>> Start

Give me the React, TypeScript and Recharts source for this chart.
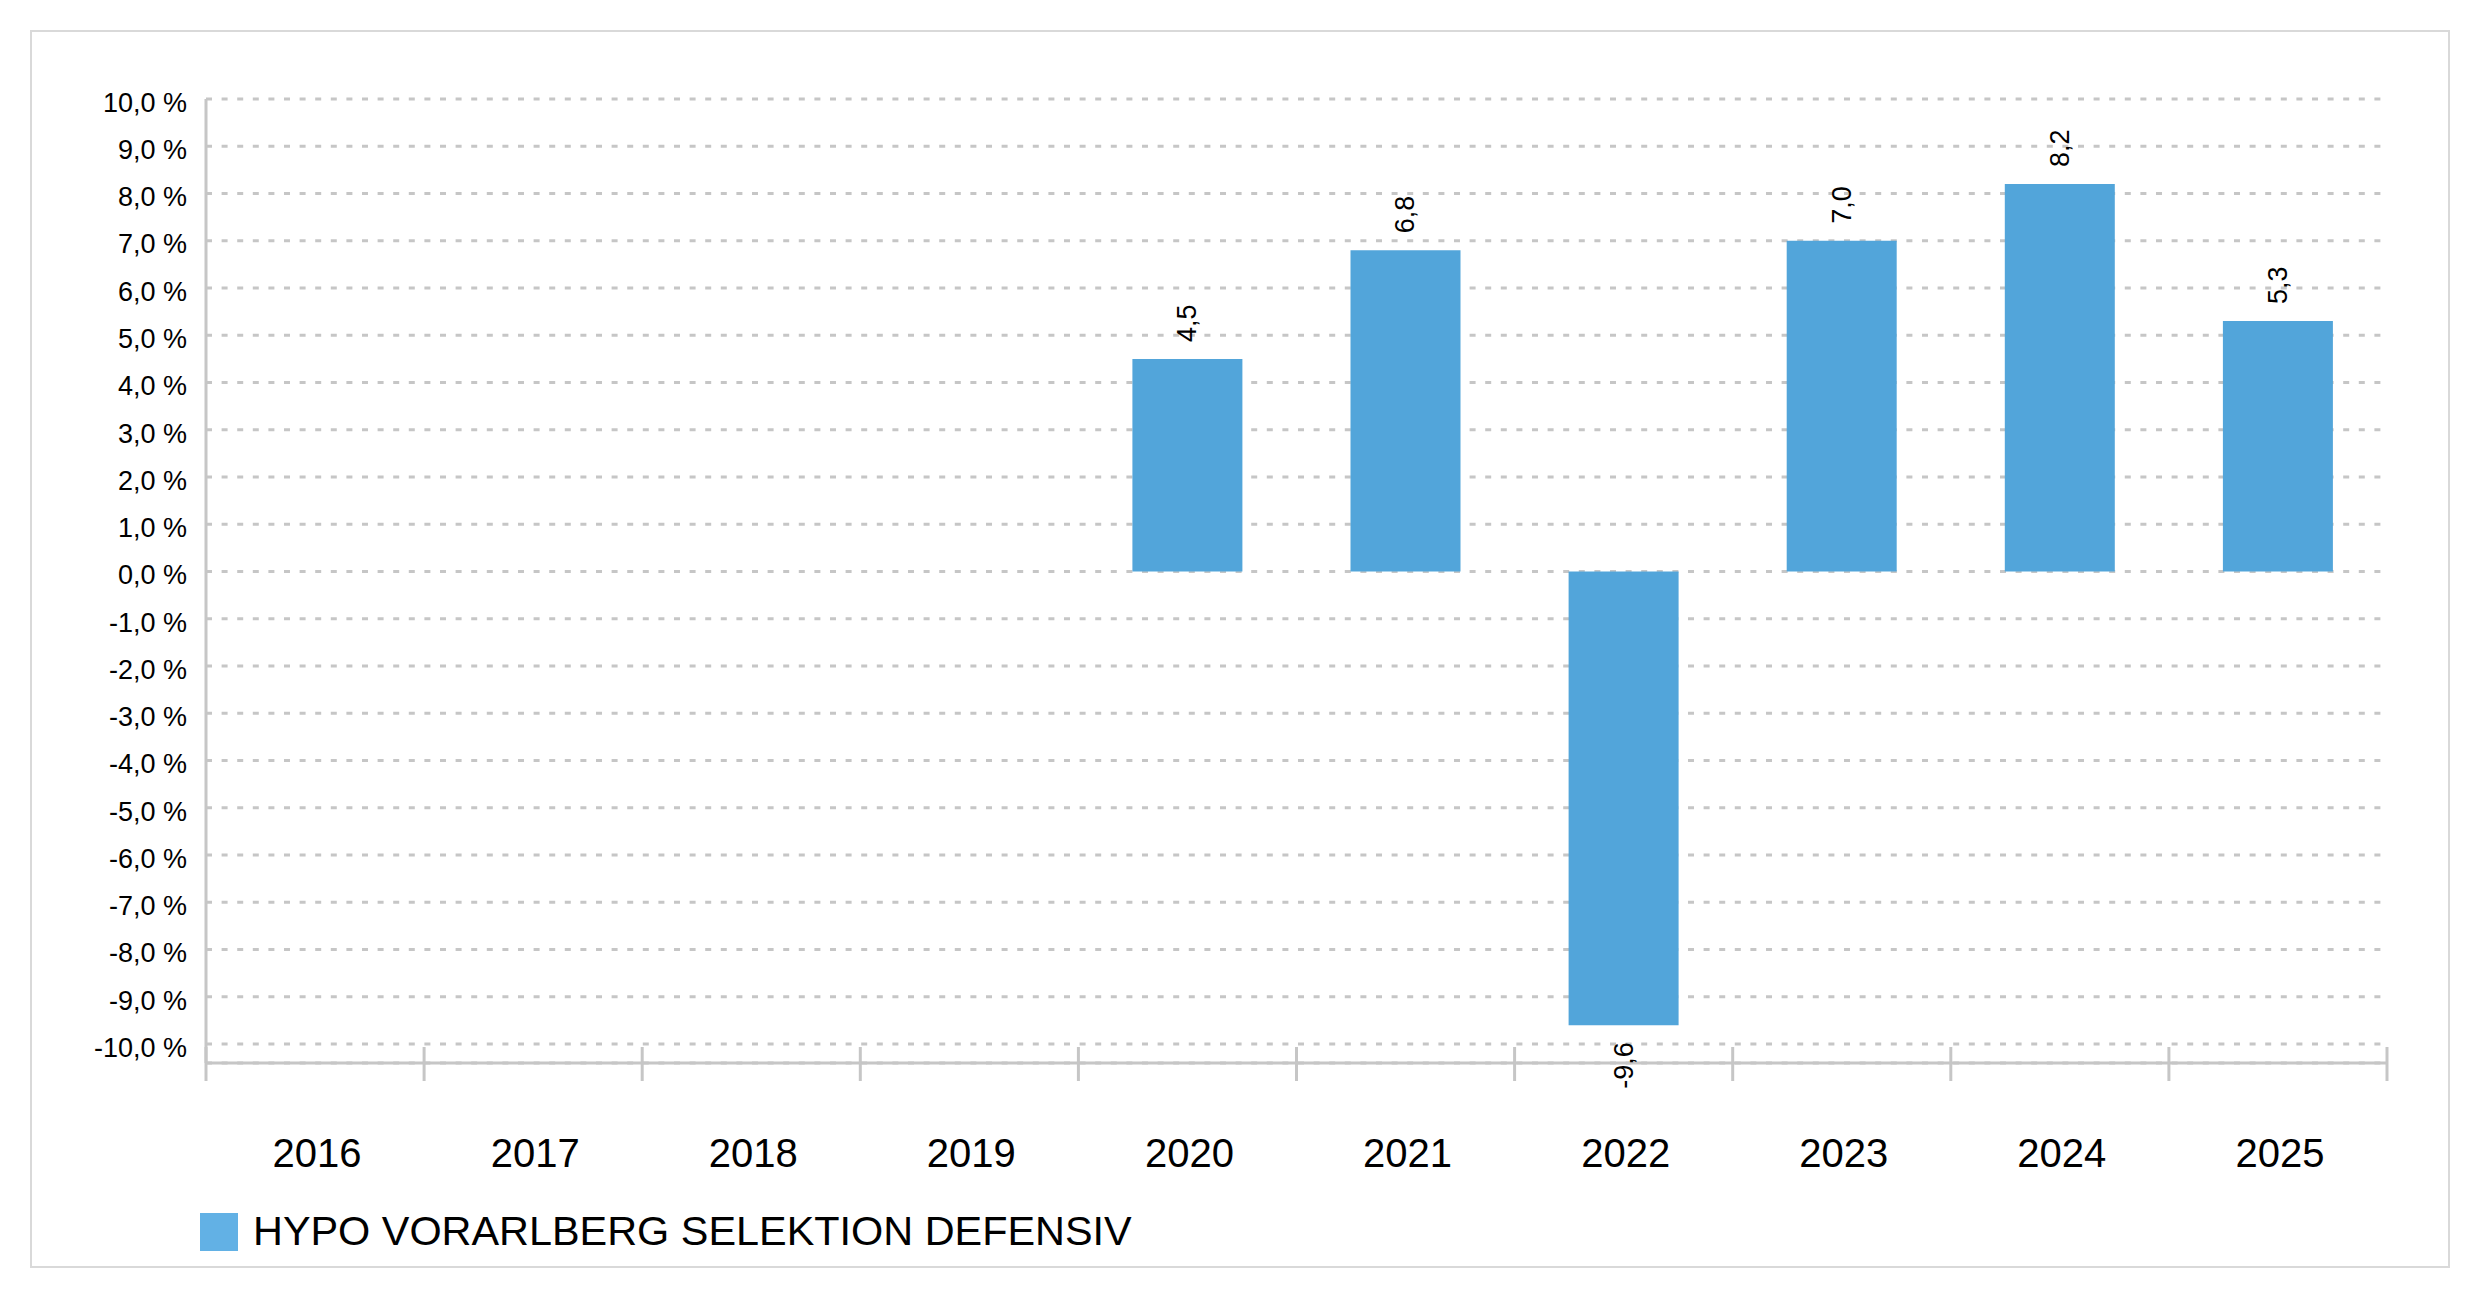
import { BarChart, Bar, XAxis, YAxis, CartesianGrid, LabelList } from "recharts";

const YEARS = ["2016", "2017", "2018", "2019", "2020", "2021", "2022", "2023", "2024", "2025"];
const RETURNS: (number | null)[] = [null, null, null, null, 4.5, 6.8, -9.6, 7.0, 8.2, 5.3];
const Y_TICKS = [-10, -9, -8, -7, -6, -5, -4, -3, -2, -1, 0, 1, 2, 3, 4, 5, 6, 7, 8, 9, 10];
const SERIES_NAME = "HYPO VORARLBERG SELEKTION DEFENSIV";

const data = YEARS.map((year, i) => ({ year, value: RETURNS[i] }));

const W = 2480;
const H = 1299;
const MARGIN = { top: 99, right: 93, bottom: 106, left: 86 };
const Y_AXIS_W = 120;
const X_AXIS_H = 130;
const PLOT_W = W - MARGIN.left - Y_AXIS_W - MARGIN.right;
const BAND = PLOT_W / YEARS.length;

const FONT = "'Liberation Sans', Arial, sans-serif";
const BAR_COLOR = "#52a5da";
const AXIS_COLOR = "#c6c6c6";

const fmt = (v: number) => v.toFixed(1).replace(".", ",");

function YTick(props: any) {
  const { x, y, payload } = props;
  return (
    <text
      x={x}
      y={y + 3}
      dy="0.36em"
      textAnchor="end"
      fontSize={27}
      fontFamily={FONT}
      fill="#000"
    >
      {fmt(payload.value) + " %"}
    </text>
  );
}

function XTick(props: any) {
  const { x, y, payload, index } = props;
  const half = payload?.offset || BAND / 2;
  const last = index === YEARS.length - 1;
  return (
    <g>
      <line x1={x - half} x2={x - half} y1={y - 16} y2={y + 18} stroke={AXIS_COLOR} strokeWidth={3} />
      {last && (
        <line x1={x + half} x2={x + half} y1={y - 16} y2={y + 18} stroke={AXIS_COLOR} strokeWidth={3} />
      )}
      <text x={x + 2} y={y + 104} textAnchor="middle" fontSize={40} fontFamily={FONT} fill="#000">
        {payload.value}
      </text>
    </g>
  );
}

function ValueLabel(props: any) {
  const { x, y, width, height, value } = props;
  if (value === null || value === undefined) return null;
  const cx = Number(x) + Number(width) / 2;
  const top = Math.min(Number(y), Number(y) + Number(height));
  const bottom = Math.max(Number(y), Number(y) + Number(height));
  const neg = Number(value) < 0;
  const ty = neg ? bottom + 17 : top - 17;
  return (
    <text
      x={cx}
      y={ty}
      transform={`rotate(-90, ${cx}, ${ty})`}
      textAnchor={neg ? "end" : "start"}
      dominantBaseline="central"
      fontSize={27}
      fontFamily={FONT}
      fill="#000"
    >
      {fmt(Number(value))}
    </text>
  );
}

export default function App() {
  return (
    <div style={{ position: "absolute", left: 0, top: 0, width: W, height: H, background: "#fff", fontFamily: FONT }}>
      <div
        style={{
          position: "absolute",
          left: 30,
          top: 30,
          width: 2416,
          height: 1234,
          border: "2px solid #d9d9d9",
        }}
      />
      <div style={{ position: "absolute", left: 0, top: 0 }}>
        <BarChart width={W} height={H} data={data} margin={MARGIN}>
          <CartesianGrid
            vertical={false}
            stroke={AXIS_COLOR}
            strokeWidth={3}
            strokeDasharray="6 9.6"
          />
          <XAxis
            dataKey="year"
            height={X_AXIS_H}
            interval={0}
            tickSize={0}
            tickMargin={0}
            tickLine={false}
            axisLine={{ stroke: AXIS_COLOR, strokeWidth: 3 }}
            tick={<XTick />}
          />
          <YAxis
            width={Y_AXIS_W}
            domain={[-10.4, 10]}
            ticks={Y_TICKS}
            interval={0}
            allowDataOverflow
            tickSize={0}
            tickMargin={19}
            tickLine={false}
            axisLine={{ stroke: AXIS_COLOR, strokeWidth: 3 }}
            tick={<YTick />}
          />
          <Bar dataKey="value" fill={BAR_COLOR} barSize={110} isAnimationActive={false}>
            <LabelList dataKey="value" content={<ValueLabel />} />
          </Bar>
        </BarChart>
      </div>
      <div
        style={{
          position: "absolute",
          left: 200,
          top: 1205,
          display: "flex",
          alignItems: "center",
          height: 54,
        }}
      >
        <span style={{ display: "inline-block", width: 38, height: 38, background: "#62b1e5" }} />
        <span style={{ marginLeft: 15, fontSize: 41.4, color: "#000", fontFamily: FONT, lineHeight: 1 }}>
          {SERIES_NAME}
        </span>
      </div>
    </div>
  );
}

>> End

**Given task**
Omit the pictures and output all of the other material exactly.

**Task result**
Give me the React, TypeScript and Recharts source for this chart.
import { BarChart, Bar, XAxis, YAxis, CartesianGrid, LabelList } from "recharts";

const YEARS = ["2016", "2017", "2018", "2019", "2020", "2021", "2022", "2023", "2024", "2025"];
const RETURNS: (number | null)[] = [null, null, null, null, 4.5, 6.8, -9.6, 7.0, 8.2, 5.3];
const Y_TICKS = [-10, -9, -8, -7, -6, -5, -4, -3, -2, -1, 0, 1, 2, 3, 4, 5, 6, 7, 8, 9, 10];
const SERIES_NAME = "HYPO VORARLBERG SELEKTION DEFENSIV";

const data = YEARS.map((year, i) => ({ year, value: RETURNS[i] }));

const W = 2480;
const H = 1299;
const MARGIN = { top: 99, right: 93, bottom: 106, left: 86 };
const Y_AXIS_W = 120;
const X_AXIS_H = 130;
const PLOT_W = W - MARGIN.left - Y_AXIS_W - MARGIN.right;
const BAND = PLOT_W / YEARS.length;

const FONT = "'Liberation Sans', Arial, sans-serif";
const BAR_COLOR = "#52a5da";
const AXIS_COLOR = "#c6c6c6";

const fmt = (v: number) => v.toFixed(1).replace(".", ",");

function YTick(props: any) {
  const { x, y, payload } = props;
  return (
    <text
      x={x}
      y={y + 3}
      dy="0.36em"
      textAnchor="end"
      fontSize={27}
      fontFamily={FONT}
      fill="#000"
    >
      {fmt(payload.value) + " %"}
    </text>
  );
}

function XTick(props: any) {
  const { x, y, payload, index } = props;
  const half = payload?.offset || BAND / 2;
  const last = index === YEARS.length - 1;
  return (
    <g>
      <line x1={x - half} x2={x - half} y1={y - 16} y2={y + 18} stroke={AXIS_COLOR} strokeWidth={3} />
      {last && (
        <line x1={x + half} x2={x + half} y1={y - 16} y2={y + 18} stroke={AXIS_COLOR} strokeWidth={3} />
      )}
      <text x={x + 2} y={y + 104} textAnchor="middle" fontSize={40} fontFamily={FONT} fill="#000">
        {payload.value}
      </text>
    </g>
  );
}

function ValueLabel(props: any) {
  const { x, y, width, height, value } = props;
  if (value === null || value === undefined) return null;
  const cx = Number(x) + Number(width) / 2;
  const top = Math.min(Number(y), Number(y) + Number(height));
  const bottom = Math.max(Number(y), Number(y) + Number(height));
  const neg = Number(value) < 0;
  const ty = neg ? bottom + 17 : top - 17;
  return (
    <text
      x={cx}
      y={ty}
      transform={`rotate(-90, ${cx}, ${ty})`}
      textAnchor={neg ? "end" : "start"}
      dominantBaseline="central"
      fontSize={27}
      fontFamily={FONT}
      fill="#000"
    >
      {fmt(Number(value))}
    </text>
  );
}

export default function App() {
  return (
    <div style={{ position: "absolute", left: 0, top: 0, width: W, height: H, background: "#fff", fontFamily: FONT }}>
      <div
        style={{
          position: "absolute",
          left: 30,
          top: 30,
          width: 2416,
          height: 1234,
          border: "2px solid #d9d9d9",
        }}
      />
      <div style={{ position: "absolute", left: 0, top: 0 }}>
        <BarChart width={W} height={H} data={data} margin={MARGIN}>
          <CartesianGrid
            vertical={false}
            stroke={AXIS_COLOR}
            strokeWidth={3}
            strokeDasharray="6 9.6"
          />
          <XAxis
            dataKey="year"
            height={X_AXIS_H}
            interval={0}
            tickSize={0}
            tickMargin={0}
            tickLine={false}
            axisLine={{ stroke: AXIS_COLOR, strokeWidth: 3 }}
            tick={<XTick />}
          />
          <YAxis
            width={Y_AXIS_W}
            domain={[-10.4, 10]}
            ticks={Y_TICKS}
            interval={0}
            allowDataOverflow
            tickSize={0}
            tickMargin={19}
            tickLine={false}
            axisLine={{ stroke: AXIS_COLOR, strokeWidth: 3 }}
            tick={<YTick />}
          />
          <Bar dataKey="value" fill={BAR_COLOR} barSize={110} isAnimationActive={false}>
            <LabelList dataKey="value" content={<ValueLabel />} />
          </Bar>
        </BarChart>
      </div>
      <div
        style={{
          position: "absolute",
          left: 200,
          top: 1205,
          display: "flex",
          alignItems: "center",
          height: 54,
        }}
      >
        <span style={{ display: "inline-block", width: 38, height: 38, background: "#62b1e5" }} />
        <span style={{ marginLeft: 15, fontSize: 41.4, color: "#000", fontFamily: FONT, lineHeight: 1 }}>
          {SERIES_NAME}
        </span>
      </div>
    </div>
  );
}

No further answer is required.